Señor Jesús: nos presentamos ante ti sabiendo que nos llamas y que nos amas tal como somos. «Tú tienes palabras de vida eterna y nosotros hemos creído y conocido que Tú eres el Hijo de Dios». (Jn 6, 69)
Tu presencia en la Eucaristía ha comenzado con el sacrificio de la Última Cena y continúa como comunión y donación de todo lo que eres. Aumenta nuestra fe. Por medio de ti y en el Espíritu Santo que nos comunicas, queremos llegar al Padre para decirle nuestro sí unido al tuyo. Contigo ya podemos decir: Padre nuestro.
Siguiéndote a ti, «camino, verdad y vida», queremos penetrar en el aparente «silencio» y «ausencia» de Dios, rasgando la nube del Tabor para escuchar la voz del Padre que nos dice: «Este es mi Hijo amado, en quien tengo mi complacencia: escuchadlo». (Mt 17, 5)
Con esta fe, hecha de escucha contemplativa, sabremos iluminar nuestras situaciones personales, así como los diversos sectores de la vida familiar y social. Tú eres nuestra única esperanza, nuestra paz, nuestro mediador, hermano y amigo. Nuestro corazón se llena de gozo y de esperanza al saber que vives «siempre intercediendo por nosotros». (Hb 7, 25)

Nuestra esperanza se traduce en confianza, gozo de Pascua y camino apresurado contigo hacia el Padre. Queremos sentir como Tú y valorar las cosas como las valoras Tú. Porque Tú eres el centro, el principio y el fin de todo. Apoyados en esta esperanza, queremos infundir en el mundo esta escala de valores evangélicos por la que Dios y sus dones salvíficos ocupan el primer lugar en el corazón y en las actitudes de la vida concreta.
Queremos amar como Tú, que das vida y te comunicas con todo lo que eres. Quisiéramos decir como San Pablo: «Mi vida es Cristo» (Flp 1, 21). Nuestra vida no tiene sentido sin ti. Queremos aprender a «estar con quien sabemos nos ama», porque «con tan buen amigo presente todo se puede sufrir». En ti aprenderemos a unirnos a la voluntad del Padre, porque en la oración «el amor es el que habla». (Sta. Teresa).
Entrando en tu intimidad, queremos adoptar determinaciones y actitudes básicas, decisiones duraderas, opciones fundamentales según nuestra propia vocación cristiana. Creyendo, esperando y amando, te adoramos con una actitud sencilla de presencia, silencio y espera, que quiere ser también reparación, como respuesta a tus palabras: «Quedaos aquí y velad conmigo» (Mt 26, 38)
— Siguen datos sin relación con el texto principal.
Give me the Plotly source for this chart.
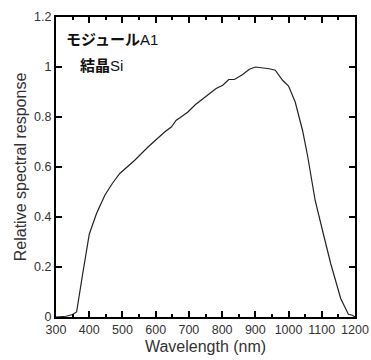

Tú superas la pobreza de nuestros pensamientos, sentimientos y palabras; por eso queremos aprender a adorar admirando el misterio, amándolo tal como es, y callando con un silencio de amigo y con una presencia de donación. El Espíritu Santo que has infundido en nuestros corazones nos ayuda a decir esos «gemidos inenarrables» (Rm 8, 26), que se traducen en actitud agradecida y sencilla, y en el gesto filial de quien ya se contenta con solo tu presencia, tu amor y tu palabra.
En nuestras noches físicas y morales, si Tú estás presente, y nos amas, y nos hablas, ya nos basta, aunque muchas veces no sentiremos la consolación. Aprendiendo este más allá de la Adoración estaremos en tu intimidad o «misterio». Entonces nuestra oración se convertirá en respecto hacia el o «misterio» de cada hermano y de cada acontecimiento para insertarnos en nuestro ambiente familiar y social y construir la historia con este silencio activo y fecundo que nace de la contemplación.
Gracias a ti, nuestra capacidad de silencio y de adoración se convertirá en capacidad de amar y de servir. Nos has dado a tu Madre como nuestra para que nos enseñe a meditar y adorar en el corazón. Ella, recibiendo la Palabra y poniéndola en práctica, se hizo la más perfecta Madre.
Ayúdanos a ser tu Iglesia misionera, que sabe meditar adorando y amando tu Palabra, para transformarla en vida y comunicarla a todos los hermanos. Amén.